6Sirloin Connect Unavailable (code 14)Axiom span tagsustained > 1 % for 5 minUpstream outage; brisket has no fallback.
7Sentry release error volumeSentry alert> N errors in first 30 min after deployBad deploy — candidate for rollback.
8Build failures on releaseGitHub Actions / RailwayanyProduction deploy stuck.
9Core Web Vitals regressionPostHog $web_vitals (sampled at 0.2 in features/analytics/posthog/PosthogProvider.tsx)LCP p75 > 2.5 s, INP p75 > 200 msUX degradation.
10OTel exporter failuresAxiom ingest 401 / log line “Failed to export traces”any sustainedObservability gap; on-call is flying blind.

TODO(@marty): which of these are wired into PagerDuty / Slack today. The codebase shows OTel + Sentry + PostHog instrumentation but does not encode alert rules.

Dashboards

  • Axiom — Brisket overview: tRPC throughput, error rate, p50/p95/p99 by procedure. TODO(@marty): dashboard link.
  • Sentry — Brisket project: unresolved issues, release health, regression detection.
  • PostHog: funnel for sign-up → first generation → paid checkout.
  • Railway — brisket service: deploy log, healthcheck status, build logs.

Triage Playbook

  1. Confirm scope — public outage (/api/health red, all users) vs. partial (one tRPC procedure spiking).
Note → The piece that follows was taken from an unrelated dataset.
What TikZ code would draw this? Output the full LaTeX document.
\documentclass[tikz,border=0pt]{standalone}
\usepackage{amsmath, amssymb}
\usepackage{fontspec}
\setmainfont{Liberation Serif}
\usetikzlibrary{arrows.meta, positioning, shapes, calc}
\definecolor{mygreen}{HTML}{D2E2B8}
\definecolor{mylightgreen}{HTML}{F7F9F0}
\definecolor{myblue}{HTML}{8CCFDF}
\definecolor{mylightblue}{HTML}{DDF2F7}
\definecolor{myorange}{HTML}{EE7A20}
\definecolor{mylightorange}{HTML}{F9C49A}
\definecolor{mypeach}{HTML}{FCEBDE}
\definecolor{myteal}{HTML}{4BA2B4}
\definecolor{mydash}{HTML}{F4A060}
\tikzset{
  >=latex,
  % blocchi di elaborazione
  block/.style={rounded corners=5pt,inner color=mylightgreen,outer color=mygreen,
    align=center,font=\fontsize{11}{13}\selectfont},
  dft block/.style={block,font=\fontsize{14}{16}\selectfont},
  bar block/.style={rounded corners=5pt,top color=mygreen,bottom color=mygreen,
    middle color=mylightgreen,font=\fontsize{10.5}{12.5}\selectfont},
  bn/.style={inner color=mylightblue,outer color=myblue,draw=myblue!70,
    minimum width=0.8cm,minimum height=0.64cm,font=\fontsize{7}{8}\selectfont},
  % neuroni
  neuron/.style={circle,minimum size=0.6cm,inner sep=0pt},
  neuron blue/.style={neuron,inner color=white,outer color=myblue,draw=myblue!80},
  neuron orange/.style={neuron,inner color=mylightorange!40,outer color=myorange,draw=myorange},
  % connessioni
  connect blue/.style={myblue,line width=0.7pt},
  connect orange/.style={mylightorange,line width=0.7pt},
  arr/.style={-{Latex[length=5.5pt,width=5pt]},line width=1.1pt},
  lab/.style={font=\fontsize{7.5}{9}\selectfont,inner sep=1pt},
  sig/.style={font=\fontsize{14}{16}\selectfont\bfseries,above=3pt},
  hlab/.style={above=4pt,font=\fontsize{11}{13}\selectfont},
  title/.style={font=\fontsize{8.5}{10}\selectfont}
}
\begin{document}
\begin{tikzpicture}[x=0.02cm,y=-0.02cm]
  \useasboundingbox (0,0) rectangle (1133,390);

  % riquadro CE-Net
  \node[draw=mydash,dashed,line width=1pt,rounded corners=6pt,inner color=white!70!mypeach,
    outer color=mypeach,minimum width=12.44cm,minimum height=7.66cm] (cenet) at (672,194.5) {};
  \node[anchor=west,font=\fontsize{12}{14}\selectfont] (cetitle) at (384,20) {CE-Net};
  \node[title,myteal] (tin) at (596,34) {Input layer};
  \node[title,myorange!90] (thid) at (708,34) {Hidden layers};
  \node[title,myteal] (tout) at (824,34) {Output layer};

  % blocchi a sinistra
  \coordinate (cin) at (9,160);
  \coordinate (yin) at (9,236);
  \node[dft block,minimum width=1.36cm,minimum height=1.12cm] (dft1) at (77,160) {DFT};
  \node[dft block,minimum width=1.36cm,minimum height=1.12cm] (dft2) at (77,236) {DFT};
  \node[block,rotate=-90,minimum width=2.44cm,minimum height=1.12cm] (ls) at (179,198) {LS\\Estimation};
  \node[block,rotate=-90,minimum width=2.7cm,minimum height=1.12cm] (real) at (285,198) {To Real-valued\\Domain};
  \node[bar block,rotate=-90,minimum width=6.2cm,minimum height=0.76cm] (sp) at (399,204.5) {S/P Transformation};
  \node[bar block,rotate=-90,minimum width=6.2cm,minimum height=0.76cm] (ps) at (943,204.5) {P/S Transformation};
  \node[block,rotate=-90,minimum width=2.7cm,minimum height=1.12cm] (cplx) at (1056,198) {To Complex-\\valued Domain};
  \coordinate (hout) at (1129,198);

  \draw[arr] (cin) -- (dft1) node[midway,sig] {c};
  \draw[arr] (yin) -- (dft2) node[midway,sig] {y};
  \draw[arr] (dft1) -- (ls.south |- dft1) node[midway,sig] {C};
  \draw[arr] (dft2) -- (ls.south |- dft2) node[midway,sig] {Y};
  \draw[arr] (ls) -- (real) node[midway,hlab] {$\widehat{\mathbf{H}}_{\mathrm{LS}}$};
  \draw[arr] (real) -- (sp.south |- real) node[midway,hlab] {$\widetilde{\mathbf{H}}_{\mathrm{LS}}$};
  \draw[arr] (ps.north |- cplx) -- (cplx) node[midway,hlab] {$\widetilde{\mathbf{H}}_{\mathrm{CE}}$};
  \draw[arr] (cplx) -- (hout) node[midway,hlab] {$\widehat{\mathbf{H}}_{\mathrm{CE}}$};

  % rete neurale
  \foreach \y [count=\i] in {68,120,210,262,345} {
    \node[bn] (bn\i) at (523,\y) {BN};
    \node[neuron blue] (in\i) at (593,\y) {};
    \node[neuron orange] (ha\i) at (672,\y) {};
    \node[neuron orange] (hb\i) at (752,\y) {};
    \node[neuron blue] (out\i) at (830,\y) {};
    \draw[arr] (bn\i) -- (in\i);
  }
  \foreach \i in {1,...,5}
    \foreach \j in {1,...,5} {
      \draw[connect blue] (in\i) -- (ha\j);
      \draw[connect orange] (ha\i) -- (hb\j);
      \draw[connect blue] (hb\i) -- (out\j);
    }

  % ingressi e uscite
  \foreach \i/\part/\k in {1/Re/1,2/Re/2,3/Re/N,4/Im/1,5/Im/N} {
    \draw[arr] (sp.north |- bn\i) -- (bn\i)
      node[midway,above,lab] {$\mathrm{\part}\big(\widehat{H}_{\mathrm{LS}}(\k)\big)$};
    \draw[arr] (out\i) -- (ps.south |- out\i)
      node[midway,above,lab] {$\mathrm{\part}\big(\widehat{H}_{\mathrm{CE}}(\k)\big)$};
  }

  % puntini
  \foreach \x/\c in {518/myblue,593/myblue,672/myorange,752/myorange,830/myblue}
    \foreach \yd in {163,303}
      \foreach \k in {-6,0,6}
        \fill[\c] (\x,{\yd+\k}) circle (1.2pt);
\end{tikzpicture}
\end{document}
Check Axiom by trpc.procedure tag.
  2. Check upstreams — sirloin status, Chargebee status, Clerk status, Cloudflare Turnstile status. Brisket fails in user-visible ways when any of these degrade.
  3. Check recent deploys — Railway deploy log; Sentry “regressions” tab. If the spike began at deploy time, rollback (see brisket-runbook).
  4. Open a war-room — paste Axiom + Sentry links and current error sample. Avoid speculation; lead with data.
  5. User comms — for >5-minute customer-visible issues, post status update via the standard channel. TODO(@marty): confirm status-page integration.

Escalation

TierOwnerWhen
L1Brisket on-callFirst responder; can rollback, restart, redeploy.
L2Frontend leadPersistent client-side bug, deploy-time build issues.
L3Sirloin on-callConfirmed upstream gRPC failure (sirloin returning systemic errors).
L3Auth/identity ownerClerk webhook or session integrity issues.
L3Billing ownerChargebee/Primer outage during checkout.
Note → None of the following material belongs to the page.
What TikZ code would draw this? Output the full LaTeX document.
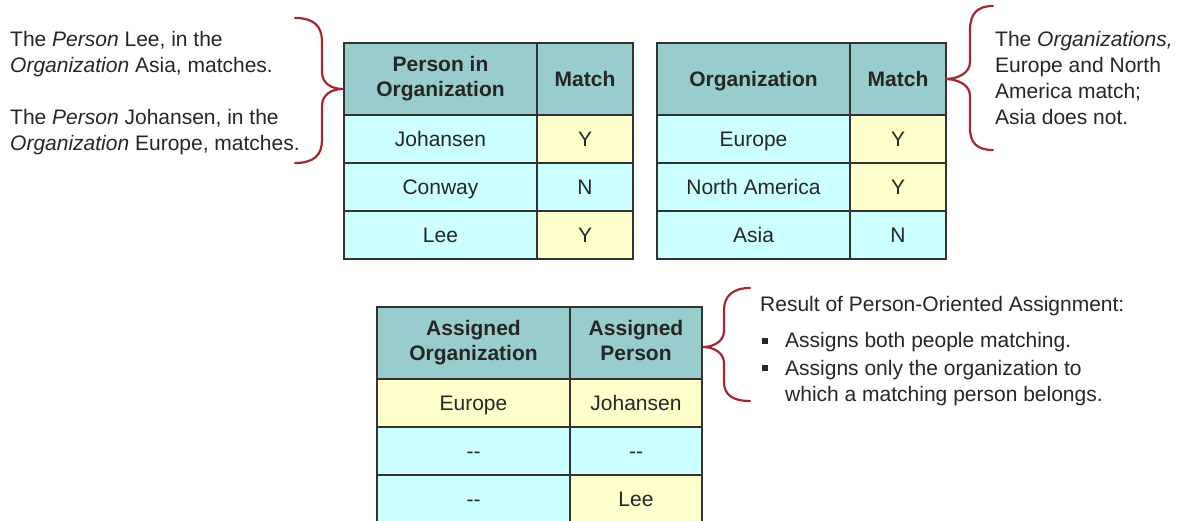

Owner directory: TODO(@marty): link to internal on-call rotation.

Useful Queries

Axiom (tRPC error rate by procedure, last 15 min):

['beef-prod']
| where _time > ago(15m) and span_name startswith "trpc."
| summarize errors = countif(status == "ERROR"), total = count() by trpc_procedure
| extend error_rate = todouble(errors) / todouble(total)
| order by error_rate desc

TODO(@marty): exact Axiom field/dataset names; this is illustrative.

Anchors

  • operations/observability — full observability standards.
  • operations/testing-strategy — pre-deploy gating.
  • standards/auth-model, standards/security-model — context for auth/billing alerts.
  • Companion docs: brisket-errors, brisket-runbook.